- _What you should do_
Search the records below for the word "this". Pull out each line that has it.

- _Data records_
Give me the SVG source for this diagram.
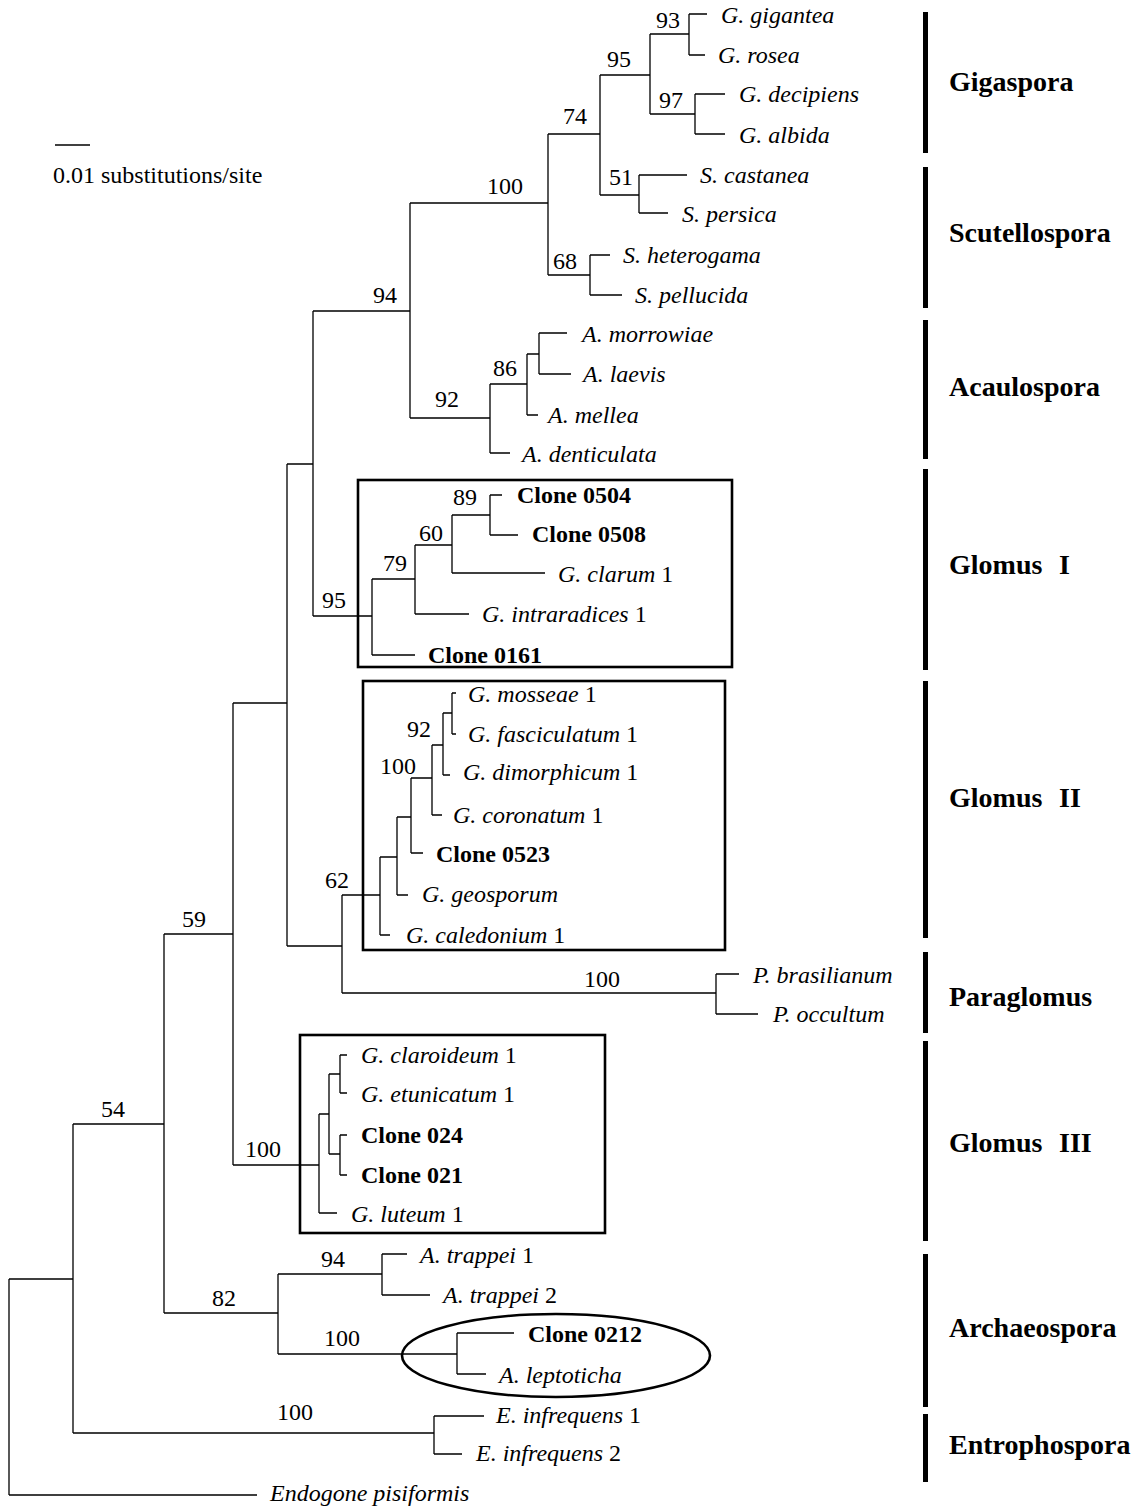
...
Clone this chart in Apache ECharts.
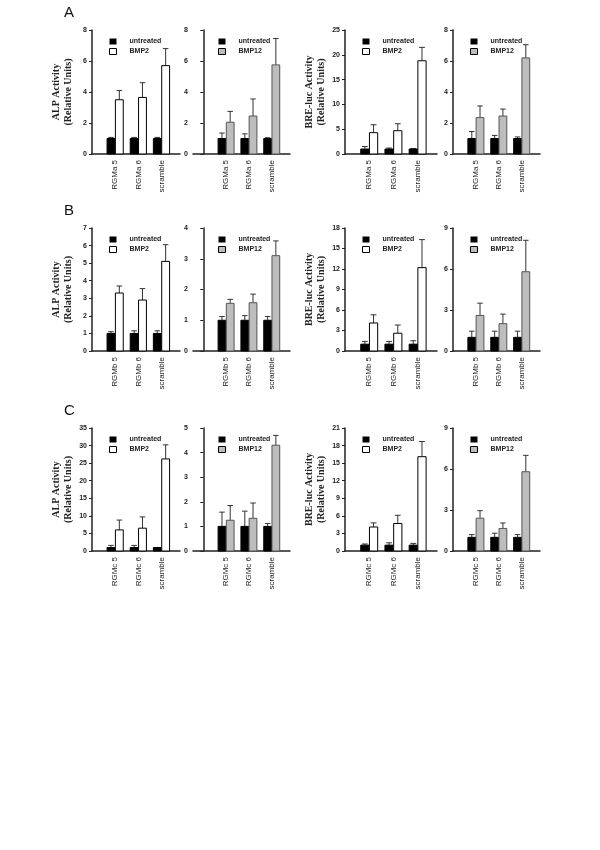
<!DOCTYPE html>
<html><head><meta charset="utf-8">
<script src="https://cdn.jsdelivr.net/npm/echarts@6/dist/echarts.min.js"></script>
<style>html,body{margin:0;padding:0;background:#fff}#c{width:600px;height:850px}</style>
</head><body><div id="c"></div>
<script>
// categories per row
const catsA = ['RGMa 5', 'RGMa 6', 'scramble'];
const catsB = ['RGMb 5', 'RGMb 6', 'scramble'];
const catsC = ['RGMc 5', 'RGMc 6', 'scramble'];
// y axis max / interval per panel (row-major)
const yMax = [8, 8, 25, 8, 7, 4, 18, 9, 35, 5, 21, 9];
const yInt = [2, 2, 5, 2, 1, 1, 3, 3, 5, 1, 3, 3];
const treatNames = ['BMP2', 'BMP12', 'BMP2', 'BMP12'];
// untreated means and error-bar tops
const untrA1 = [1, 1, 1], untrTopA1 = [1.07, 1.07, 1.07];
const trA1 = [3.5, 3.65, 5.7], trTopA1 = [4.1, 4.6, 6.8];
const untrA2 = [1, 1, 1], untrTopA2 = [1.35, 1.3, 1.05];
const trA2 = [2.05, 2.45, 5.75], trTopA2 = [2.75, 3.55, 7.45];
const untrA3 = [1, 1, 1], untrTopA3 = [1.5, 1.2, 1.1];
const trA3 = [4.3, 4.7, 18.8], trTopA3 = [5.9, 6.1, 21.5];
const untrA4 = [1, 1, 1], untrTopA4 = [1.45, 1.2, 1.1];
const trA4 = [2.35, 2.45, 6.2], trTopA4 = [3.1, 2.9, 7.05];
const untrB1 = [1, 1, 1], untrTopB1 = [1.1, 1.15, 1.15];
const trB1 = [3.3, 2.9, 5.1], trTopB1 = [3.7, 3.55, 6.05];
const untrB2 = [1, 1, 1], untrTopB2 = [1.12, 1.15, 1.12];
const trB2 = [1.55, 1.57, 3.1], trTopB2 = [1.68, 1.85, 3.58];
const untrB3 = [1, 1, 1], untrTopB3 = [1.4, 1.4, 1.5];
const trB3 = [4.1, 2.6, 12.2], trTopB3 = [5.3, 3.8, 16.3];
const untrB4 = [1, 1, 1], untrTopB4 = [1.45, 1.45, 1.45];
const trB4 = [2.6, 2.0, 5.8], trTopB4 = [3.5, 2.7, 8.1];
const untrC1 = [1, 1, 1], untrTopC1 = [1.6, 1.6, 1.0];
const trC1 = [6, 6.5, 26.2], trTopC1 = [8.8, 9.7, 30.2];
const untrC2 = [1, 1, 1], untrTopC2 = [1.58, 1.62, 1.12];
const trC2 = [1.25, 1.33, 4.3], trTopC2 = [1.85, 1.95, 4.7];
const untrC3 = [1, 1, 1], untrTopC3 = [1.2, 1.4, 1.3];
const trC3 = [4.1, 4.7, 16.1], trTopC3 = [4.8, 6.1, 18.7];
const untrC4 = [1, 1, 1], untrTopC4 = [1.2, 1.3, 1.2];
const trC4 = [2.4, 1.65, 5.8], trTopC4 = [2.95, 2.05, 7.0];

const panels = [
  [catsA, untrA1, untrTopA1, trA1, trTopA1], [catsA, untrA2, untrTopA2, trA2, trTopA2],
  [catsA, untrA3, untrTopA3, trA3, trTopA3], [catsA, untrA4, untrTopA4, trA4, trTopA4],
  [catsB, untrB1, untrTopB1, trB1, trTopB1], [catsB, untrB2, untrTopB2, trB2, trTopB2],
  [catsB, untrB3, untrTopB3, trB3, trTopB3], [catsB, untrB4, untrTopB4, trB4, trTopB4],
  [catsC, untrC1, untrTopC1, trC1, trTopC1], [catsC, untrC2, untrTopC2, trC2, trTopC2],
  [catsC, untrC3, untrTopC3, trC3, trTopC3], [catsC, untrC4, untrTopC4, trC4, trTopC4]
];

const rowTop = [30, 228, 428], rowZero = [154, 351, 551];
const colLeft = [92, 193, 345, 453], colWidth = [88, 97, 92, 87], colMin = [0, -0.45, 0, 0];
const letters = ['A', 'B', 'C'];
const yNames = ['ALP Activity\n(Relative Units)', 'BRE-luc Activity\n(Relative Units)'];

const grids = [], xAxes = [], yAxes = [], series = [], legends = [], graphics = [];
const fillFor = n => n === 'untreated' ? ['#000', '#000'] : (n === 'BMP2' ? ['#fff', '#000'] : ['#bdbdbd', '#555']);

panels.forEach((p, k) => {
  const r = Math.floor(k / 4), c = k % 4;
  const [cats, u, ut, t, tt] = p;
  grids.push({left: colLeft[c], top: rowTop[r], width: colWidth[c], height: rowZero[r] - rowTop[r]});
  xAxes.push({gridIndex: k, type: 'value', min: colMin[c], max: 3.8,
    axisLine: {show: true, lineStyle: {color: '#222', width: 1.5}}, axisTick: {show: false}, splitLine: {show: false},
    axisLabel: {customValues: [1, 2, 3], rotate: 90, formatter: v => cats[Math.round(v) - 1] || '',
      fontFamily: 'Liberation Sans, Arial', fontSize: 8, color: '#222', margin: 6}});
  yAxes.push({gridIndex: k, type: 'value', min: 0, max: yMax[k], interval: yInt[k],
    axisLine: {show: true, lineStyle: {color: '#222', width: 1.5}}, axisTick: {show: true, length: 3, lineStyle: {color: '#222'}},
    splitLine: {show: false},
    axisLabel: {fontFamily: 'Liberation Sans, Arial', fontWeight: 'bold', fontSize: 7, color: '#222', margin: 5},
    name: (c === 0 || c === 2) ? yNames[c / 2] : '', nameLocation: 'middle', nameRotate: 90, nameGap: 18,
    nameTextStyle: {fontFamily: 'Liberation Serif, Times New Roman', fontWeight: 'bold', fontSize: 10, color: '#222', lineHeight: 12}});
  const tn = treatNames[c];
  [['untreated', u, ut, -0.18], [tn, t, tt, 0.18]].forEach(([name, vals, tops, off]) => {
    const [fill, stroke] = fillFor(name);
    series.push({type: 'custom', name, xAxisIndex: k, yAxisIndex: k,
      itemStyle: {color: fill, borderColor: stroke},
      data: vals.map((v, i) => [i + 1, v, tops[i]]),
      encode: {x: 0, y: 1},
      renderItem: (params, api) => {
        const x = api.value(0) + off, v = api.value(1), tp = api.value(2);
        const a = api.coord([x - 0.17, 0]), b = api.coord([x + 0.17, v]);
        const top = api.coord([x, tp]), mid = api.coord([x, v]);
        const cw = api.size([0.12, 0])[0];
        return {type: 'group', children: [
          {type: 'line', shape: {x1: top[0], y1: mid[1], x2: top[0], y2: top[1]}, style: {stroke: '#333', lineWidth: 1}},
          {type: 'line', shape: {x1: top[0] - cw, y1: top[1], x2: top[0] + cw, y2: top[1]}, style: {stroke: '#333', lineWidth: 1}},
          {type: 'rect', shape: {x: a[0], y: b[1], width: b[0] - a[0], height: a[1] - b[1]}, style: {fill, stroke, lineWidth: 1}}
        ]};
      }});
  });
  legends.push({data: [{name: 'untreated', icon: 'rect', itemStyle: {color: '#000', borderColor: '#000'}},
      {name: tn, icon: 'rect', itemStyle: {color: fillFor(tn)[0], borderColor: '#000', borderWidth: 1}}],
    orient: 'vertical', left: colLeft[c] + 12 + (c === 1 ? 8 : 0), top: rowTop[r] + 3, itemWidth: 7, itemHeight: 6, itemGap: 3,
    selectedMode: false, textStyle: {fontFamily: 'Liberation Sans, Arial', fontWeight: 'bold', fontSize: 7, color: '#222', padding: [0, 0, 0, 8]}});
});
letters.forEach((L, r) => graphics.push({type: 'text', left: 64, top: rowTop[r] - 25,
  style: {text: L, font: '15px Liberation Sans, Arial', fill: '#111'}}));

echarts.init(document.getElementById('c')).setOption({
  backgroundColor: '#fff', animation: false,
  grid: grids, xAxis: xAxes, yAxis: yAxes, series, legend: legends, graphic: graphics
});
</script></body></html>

- _Written solution_
Give me the SVG source for this diagram.
Clone this chart in Apache ECharts.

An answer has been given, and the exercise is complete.